• [Work instructions]:
In the listing below, locate the line containing "Clone this chart in matplotlib." and the line containing "import numpy as np". Output both of them and every line between, exactly as written, and nothing more.

+ + +

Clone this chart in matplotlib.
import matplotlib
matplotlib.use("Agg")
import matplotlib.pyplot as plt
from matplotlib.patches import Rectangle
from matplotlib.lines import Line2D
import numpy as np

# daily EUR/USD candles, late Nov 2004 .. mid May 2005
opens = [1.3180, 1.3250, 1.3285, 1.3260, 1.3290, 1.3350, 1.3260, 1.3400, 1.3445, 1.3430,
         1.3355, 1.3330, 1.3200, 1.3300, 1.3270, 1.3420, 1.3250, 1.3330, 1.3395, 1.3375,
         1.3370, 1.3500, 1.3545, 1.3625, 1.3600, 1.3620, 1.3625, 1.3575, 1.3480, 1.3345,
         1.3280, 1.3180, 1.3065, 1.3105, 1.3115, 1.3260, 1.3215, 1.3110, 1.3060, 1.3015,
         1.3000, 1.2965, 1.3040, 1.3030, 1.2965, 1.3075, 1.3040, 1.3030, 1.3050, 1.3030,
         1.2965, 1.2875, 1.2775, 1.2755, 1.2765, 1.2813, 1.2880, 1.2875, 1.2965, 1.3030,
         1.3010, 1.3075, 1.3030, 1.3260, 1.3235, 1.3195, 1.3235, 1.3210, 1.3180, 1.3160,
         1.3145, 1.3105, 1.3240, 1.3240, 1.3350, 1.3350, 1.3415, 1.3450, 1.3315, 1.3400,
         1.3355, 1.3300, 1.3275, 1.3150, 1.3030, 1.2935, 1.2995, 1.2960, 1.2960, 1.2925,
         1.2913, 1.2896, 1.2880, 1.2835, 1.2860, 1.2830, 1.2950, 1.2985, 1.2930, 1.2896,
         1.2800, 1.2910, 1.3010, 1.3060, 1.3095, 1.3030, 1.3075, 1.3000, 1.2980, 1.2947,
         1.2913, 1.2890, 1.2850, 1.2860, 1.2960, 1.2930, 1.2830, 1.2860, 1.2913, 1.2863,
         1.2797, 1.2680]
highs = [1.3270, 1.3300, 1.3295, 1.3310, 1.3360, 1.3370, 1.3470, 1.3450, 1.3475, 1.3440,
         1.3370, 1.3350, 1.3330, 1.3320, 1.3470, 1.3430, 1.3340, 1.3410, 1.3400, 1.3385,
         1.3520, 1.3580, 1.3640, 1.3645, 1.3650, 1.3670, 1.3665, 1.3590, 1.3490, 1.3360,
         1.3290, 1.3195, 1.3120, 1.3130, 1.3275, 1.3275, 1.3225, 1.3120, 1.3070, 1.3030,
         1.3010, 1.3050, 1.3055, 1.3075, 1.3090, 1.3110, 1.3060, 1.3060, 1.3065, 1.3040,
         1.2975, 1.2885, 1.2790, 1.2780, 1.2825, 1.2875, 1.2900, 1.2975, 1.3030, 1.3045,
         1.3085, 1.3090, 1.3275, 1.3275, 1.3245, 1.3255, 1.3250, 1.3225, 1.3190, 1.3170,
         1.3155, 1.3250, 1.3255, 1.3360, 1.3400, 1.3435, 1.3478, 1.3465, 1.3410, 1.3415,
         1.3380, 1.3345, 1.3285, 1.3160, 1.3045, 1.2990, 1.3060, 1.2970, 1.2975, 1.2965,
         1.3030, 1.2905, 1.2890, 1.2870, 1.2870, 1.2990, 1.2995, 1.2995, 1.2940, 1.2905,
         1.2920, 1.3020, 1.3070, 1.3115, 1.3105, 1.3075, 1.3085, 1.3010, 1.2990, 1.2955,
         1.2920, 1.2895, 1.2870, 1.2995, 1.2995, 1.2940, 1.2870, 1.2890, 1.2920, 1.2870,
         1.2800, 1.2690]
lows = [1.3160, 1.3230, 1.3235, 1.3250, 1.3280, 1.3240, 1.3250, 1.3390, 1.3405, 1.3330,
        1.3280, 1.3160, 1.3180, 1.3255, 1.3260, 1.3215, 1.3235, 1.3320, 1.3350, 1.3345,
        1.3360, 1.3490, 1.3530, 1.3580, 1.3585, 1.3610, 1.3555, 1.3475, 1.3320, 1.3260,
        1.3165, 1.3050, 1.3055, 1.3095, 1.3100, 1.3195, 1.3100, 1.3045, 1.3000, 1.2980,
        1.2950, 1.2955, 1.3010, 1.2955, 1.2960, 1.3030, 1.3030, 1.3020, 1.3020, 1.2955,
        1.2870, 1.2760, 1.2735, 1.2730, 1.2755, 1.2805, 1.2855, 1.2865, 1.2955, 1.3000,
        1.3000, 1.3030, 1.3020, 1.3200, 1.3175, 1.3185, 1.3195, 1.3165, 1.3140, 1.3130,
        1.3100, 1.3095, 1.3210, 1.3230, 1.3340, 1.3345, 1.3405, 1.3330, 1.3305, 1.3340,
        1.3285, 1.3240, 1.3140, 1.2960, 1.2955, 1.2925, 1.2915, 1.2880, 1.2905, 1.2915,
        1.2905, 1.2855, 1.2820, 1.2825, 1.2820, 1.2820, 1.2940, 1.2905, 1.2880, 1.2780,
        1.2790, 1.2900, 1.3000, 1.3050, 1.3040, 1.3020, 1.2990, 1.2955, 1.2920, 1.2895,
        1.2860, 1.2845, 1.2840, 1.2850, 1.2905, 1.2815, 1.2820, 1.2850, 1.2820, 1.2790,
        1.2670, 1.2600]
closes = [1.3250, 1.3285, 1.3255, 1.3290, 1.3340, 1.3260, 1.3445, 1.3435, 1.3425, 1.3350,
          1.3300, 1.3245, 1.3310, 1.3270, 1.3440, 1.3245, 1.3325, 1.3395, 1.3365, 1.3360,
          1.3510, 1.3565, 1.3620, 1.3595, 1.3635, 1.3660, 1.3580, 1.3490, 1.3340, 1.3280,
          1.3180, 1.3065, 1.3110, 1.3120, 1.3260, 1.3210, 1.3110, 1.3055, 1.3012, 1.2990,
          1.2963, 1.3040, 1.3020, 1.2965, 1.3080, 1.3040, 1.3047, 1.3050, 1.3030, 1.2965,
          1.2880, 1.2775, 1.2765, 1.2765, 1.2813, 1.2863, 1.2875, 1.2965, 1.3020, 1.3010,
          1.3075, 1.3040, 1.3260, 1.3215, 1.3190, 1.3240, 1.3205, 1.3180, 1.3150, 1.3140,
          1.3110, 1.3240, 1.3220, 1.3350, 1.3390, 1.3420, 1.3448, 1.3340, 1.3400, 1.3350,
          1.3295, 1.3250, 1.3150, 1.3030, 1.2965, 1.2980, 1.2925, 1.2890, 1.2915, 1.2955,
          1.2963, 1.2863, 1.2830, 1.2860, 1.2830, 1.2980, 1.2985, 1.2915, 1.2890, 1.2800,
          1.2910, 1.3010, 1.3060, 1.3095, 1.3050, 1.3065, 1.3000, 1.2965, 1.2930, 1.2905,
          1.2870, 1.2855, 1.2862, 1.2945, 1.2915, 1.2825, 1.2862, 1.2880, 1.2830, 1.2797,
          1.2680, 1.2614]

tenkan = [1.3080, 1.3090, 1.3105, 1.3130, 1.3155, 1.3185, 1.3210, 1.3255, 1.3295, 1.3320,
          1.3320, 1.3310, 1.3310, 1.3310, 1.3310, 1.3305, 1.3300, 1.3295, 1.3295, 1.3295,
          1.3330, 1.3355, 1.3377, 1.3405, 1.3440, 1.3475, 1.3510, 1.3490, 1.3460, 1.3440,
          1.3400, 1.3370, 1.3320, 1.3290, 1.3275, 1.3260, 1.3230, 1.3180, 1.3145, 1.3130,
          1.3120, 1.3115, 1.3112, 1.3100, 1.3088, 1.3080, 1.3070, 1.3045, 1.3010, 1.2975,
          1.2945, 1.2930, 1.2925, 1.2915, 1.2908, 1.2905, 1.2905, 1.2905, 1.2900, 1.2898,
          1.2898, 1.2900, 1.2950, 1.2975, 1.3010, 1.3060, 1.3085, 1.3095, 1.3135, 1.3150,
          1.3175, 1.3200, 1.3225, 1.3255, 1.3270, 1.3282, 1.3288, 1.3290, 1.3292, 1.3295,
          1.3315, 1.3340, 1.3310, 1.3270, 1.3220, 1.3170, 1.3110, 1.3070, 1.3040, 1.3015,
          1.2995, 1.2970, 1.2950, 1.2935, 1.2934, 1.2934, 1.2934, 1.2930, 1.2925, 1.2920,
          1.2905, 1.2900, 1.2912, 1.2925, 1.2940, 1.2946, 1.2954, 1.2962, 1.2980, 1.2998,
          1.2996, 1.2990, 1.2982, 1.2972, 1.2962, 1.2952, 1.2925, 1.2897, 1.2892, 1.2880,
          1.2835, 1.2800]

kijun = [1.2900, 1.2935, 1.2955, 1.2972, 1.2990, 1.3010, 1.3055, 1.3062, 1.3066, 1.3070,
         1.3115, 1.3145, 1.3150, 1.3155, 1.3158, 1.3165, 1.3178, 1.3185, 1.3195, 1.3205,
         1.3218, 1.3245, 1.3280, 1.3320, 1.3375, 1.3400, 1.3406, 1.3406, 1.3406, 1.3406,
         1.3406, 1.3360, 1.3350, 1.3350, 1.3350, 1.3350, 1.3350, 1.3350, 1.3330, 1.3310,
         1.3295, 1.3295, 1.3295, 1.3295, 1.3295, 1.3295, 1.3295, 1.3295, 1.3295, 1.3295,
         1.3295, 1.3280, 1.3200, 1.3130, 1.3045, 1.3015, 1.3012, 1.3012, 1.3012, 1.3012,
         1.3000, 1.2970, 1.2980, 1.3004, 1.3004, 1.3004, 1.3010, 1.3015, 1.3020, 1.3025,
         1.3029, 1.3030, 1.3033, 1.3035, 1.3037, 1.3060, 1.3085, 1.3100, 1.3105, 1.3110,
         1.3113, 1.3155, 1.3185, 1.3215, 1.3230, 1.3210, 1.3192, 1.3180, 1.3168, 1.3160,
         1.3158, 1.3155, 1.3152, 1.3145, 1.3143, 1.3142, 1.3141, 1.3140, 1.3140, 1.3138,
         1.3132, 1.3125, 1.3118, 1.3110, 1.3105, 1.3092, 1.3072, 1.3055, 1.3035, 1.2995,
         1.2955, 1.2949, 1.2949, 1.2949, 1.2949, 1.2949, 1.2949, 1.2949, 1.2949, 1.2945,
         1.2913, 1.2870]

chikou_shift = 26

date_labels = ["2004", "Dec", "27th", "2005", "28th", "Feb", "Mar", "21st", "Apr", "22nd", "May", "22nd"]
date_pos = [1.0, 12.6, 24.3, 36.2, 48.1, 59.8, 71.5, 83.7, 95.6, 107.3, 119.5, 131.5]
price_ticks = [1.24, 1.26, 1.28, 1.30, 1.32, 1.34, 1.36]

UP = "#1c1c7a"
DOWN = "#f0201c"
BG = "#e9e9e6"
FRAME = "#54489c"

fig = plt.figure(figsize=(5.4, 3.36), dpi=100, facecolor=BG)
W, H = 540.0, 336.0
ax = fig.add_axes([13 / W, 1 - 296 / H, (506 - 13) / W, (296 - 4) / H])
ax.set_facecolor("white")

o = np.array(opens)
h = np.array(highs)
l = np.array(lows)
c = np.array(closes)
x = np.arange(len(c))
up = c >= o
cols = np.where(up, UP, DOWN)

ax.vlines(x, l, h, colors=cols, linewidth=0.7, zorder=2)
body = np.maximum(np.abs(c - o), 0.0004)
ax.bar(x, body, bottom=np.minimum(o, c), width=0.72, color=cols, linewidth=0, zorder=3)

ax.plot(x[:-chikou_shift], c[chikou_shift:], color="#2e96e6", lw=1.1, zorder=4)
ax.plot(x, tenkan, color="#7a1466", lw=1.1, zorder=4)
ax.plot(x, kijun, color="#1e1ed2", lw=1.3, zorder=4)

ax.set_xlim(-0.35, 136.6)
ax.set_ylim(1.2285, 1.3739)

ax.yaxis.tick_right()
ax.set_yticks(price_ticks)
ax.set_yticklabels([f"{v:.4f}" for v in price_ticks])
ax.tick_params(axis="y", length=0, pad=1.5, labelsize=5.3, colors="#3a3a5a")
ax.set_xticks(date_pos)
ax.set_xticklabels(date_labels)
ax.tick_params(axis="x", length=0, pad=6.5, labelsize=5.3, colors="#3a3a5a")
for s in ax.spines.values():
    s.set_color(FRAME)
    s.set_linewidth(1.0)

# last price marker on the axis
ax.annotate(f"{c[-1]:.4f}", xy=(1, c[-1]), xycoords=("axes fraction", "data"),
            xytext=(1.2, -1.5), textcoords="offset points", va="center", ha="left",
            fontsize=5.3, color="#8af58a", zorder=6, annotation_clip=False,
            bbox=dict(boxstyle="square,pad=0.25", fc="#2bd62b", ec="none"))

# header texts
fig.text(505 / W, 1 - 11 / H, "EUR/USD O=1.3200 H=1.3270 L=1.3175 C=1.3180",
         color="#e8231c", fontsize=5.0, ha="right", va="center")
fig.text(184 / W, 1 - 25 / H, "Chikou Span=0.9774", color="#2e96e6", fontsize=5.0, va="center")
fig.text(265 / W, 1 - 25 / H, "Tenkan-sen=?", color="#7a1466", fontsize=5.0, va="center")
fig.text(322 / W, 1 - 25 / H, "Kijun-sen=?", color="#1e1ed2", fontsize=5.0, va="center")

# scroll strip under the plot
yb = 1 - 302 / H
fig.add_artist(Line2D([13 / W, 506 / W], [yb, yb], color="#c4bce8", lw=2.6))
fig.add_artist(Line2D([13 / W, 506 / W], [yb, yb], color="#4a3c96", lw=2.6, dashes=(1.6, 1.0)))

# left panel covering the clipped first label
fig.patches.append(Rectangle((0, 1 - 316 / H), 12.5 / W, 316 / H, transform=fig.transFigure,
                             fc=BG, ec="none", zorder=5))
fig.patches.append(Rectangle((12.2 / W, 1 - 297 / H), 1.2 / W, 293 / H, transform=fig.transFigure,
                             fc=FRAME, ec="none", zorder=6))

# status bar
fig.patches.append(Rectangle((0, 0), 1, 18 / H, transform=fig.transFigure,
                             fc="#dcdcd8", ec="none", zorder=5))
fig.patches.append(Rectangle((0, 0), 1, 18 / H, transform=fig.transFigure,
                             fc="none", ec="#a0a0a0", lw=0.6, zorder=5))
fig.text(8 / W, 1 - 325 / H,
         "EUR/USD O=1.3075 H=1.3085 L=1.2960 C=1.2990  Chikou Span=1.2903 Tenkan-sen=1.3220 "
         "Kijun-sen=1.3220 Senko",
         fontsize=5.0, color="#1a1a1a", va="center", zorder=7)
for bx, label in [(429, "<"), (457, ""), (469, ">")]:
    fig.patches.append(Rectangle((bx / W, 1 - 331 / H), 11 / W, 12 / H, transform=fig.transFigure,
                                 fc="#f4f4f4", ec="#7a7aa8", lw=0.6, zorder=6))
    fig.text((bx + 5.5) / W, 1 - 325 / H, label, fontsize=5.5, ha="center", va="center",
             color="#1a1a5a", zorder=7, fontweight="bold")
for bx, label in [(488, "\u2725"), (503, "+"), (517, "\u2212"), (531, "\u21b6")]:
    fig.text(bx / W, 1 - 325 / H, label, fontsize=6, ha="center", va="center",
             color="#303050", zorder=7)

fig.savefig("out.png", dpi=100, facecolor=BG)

+ + +

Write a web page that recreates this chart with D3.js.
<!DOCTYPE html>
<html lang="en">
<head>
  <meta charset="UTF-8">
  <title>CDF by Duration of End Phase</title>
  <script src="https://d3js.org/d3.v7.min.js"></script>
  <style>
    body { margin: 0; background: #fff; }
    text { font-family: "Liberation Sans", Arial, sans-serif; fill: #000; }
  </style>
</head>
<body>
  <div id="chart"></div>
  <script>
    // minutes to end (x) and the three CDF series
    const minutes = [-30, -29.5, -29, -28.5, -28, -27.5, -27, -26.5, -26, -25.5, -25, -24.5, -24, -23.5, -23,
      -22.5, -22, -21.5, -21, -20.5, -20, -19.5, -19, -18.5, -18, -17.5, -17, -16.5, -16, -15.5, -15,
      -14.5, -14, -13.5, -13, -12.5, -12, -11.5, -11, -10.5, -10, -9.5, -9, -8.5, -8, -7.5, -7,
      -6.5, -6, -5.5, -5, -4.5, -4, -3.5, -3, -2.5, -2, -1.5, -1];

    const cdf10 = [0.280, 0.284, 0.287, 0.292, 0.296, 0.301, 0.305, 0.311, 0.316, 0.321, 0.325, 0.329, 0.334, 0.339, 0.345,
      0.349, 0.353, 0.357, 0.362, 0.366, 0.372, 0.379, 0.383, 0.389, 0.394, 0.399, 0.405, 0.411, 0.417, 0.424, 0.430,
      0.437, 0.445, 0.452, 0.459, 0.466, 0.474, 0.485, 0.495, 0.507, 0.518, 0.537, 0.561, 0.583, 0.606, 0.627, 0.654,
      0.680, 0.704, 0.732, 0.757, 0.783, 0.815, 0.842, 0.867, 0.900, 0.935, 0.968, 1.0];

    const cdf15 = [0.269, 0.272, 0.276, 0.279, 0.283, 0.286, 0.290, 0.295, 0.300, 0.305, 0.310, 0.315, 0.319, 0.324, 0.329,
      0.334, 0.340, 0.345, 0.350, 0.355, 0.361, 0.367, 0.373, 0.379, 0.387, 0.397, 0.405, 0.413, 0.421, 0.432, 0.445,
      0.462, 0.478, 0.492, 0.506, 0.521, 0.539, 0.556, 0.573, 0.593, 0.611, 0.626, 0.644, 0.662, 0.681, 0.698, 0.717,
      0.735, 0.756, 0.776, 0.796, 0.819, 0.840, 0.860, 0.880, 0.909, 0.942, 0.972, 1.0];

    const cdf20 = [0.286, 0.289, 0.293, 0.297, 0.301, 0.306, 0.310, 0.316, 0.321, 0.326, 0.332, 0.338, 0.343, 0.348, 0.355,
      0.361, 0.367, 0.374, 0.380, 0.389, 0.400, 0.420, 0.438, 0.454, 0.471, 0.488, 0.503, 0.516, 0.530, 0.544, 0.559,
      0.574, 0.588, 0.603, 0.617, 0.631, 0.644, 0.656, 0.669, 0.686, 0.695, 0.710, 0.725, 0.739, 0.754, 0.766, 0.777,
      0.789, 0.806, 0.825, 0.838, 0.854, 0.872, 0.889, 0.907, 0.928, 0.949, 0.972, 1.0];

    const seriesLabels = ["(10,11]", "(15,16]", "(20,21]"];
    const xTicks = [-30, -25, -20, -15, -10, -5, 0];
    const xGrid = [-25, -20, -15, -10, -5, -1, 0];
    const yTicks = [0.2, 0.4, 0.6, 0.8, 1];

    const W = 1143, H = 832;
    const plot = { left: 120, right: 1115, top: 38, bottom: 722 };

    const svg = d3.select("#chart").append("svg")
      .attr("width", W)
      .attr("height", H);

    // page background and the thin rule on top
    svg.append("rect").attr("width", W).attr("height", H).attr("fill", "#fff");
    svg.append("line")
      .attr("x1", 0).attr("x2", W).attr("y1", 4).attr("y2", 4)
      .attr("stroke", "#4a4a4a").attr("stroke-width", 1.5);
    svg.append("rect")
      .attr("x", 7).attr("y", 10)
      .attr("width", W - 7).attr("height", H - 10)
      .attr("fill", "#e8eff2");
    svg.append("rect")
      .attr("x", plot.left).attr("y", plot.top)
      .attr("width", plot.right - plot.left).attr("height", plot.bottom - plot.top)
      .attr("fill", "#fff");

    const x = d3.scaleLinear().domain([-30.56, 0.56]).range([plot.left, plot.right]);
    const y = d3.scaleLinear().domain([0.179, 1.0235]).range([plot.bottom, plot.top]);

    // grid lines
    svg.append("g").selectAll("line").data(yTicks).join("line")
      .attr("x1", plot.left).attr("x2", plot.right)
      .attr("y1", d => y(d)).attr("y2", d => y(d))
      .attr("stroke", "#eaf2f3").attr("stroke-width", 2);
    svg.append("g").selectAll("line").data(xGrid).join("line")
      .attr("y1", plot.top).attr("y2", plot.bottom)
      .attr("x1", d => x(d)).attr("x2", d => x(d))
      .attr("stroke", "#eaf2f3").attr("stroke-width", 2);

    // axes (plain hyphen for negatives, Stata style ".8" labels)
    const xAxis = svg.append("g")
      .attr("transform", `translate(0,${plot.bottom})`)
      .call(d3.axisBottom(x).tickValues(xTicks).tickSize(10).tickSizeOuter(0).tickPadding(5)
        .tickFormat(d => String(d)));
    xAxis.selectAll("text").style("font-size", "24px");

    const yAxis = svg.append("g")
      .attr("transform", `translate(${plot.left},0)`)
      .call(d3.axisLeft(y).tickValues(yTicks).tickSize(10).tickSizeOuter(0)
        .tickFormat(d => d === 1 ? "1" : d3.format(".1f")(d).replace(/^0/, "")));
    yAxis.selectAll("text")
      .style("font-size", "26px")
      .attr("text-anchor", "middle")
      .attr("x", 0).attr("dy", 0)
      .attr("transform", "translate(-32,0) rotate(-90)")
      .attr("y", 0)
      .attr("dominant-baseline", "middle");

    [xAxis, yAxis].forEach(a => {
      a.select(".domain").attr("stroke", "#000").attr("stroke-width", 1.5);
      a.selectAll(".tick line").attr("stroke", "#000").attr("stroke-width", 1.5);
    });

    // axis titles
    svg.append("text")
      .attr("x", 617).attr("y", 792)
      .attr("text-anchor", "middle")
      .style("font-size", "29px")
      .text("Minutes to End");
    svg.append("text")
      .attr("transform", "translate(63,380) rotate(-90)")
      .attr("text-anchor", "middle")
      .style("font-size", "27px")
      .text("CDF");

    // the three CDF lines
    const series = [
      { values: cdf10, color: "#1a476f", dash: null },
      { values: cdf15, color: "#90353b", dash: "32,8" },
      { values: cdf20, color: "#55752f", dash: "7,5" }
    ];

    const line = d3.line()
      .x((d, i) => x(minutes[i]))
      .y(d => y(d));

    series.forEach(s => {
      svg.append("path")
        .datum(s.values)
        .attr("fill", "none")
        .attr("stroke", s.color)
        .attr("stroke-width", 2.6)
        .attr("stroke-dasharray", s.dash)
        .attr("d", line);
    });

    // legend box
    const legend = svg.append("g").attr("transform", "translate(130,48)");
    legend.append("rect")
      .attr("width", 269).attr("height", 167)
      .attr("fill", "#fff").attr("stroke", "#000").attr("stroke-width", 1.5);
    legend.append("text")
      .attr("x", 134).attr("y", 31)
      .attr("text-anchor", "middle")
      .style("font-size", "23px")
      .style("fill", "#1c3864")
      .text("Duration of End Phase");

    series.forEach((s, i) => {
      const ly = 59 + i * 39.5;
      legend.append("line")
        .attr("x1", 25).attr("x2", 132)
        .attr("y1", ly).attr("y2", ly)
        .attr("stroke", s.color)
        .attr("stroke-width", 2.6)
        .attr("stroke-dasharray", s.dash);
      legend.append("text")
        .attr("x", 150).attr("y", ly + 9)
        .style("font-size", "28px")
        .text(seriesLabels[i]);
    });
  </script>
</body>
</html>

+ + +

• [Worked answer]:
Clone this chart in matplotlib.
import matplotlib
matplotlib.use("Agg")
import matplotlib.pyplot as plt
from matplotlib.patches import Rectangle
from matplotlib.lines import Line2D
import numpy as np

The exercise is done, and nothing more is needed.